New Paths in Programming to Connect Children With Nature

By Kelli Anderson

Nature Play and Preschools

Getting children connected to nature as young as possible, park districts and communities around the country are also seeing a proliferation in nature preschools and enjoying the revenue-generating benefits that go with it. As more and more parents are realizing the benefits of natural play and children's need to experience the outdoors, preschools that emphasize that experience are gaining in popularity.

And, it isn't just nature-based schools that are attracting the attention of parents' eager to teach their children about the literal birds and the bees. Play naturalists, too, have become a great way for park districts, like those being used in Champaign-Urbana, Ill., to lure families outdoors. Unlike a traditional naturalist whose role tends to be more didactic, play naturalists are those who see their role as similar to a lifeguard, facilitating and encouraging natural play, while also looking out for the safety of those in their care.

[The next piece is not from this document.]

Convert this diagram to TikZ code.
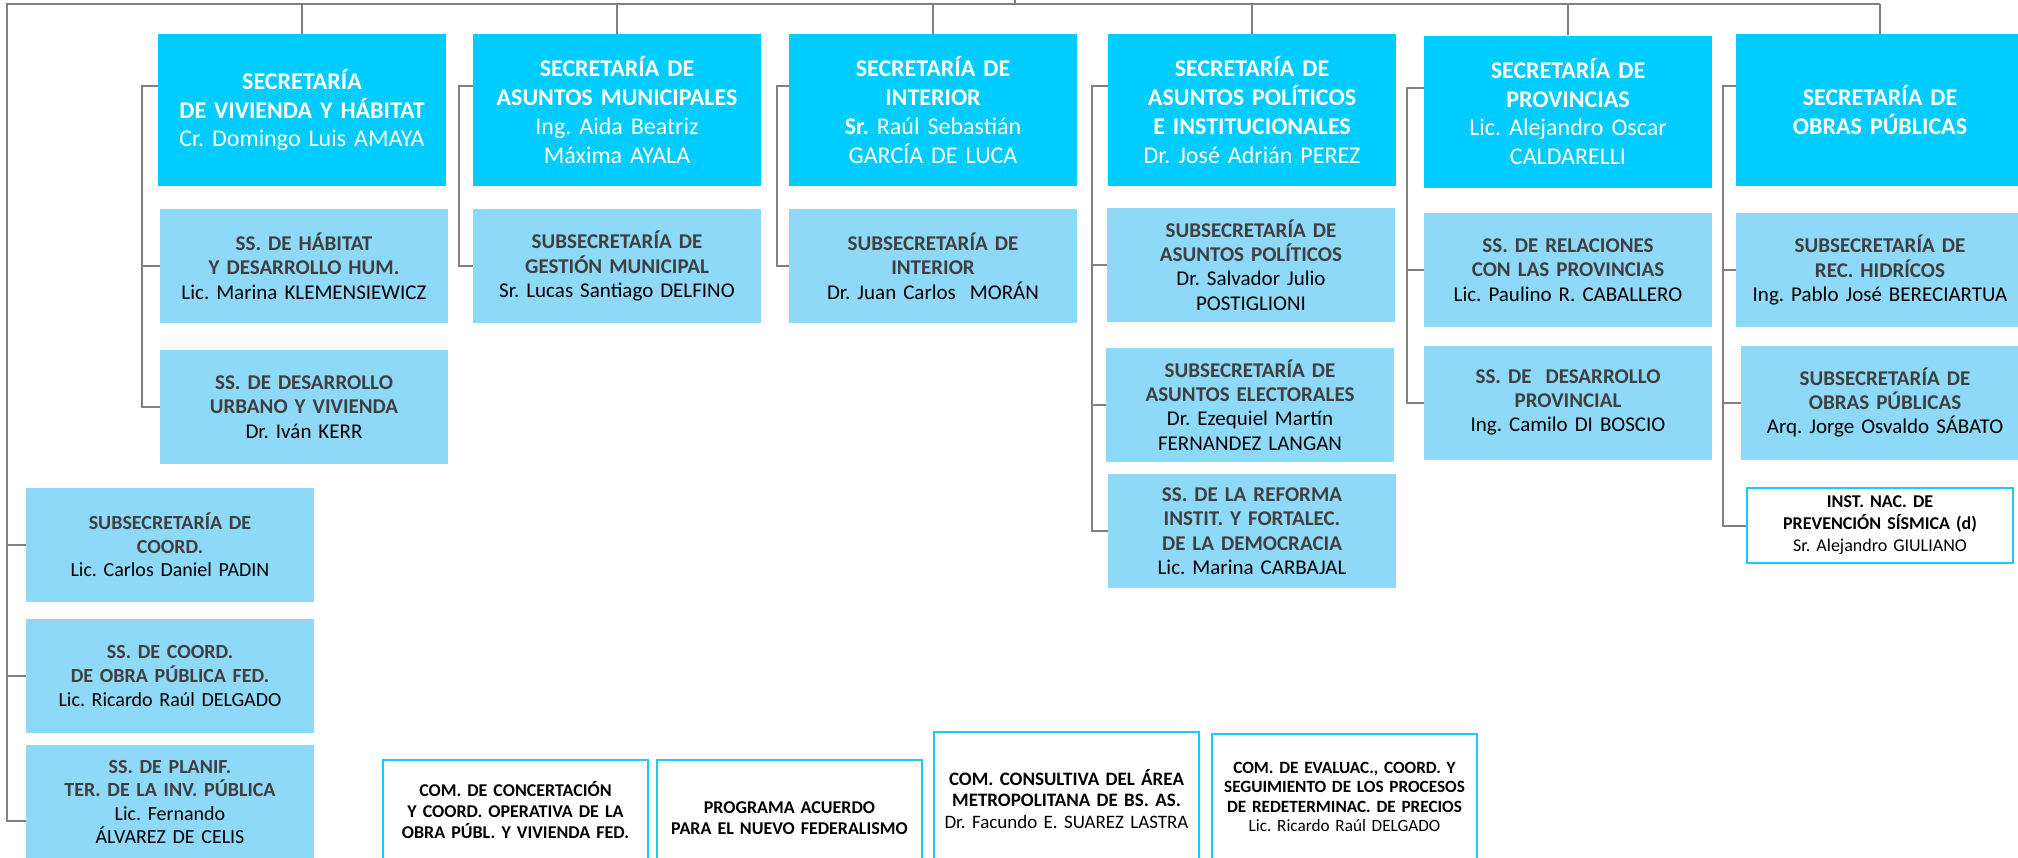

When the park district began to staff a different park per week with a play naturalist, the service became so popular with the community that parents now call ahead to find out where the play naturalist will be assigned next. "Is that a program?" Finch asked about this out-of-the-box approach. "Kind of. Nature is a program. There's a tendency to think that if we're going to take kids out in nature, we have to teach them. Nature will do the teaching if you let it; back off a little and let kids explore."

And the idea is catching on. Fifteen years ago, the idea of arming children with nets, shovels and magnifiers to wander, catch bugs, build forts in the woods and explore would have been considered radical. Today in the Twin Cities, parents pay good money for specialty camps to equip and encourage their children to do just that.


The good news is that for many following the lead of more nature-centered play and who are striving to balance structured time with play in the process, funding doesn't have to be a challenge. For starters, many play areas can be developed with little expense just by modifying or creatively altering what nature has already provided. In addition, with the federal and state governments offering grants (such as for programs that incorporate sustainability and green practices), the ability of nature preschools to generate lots of revenue, and an increasing number of parents willing to put their dollars where the outdoor fun is, funding the building of children's gardens, landscaping for exploration, creating school kits and training staff to facilitate natural play can be within reach for those who choose to pursue it.

"We wrote a solar grant for our children's house where we have large solar petals that generate light for the garden house and we put in a windmill for wind power to pump water into our play stream and have a gravity drip irrigation system for the children's garden," Yungers said about one funding source. "Sustainable and alternative energy is part of the interpretive story, getting families engaged with nature and also teaching about sustainability."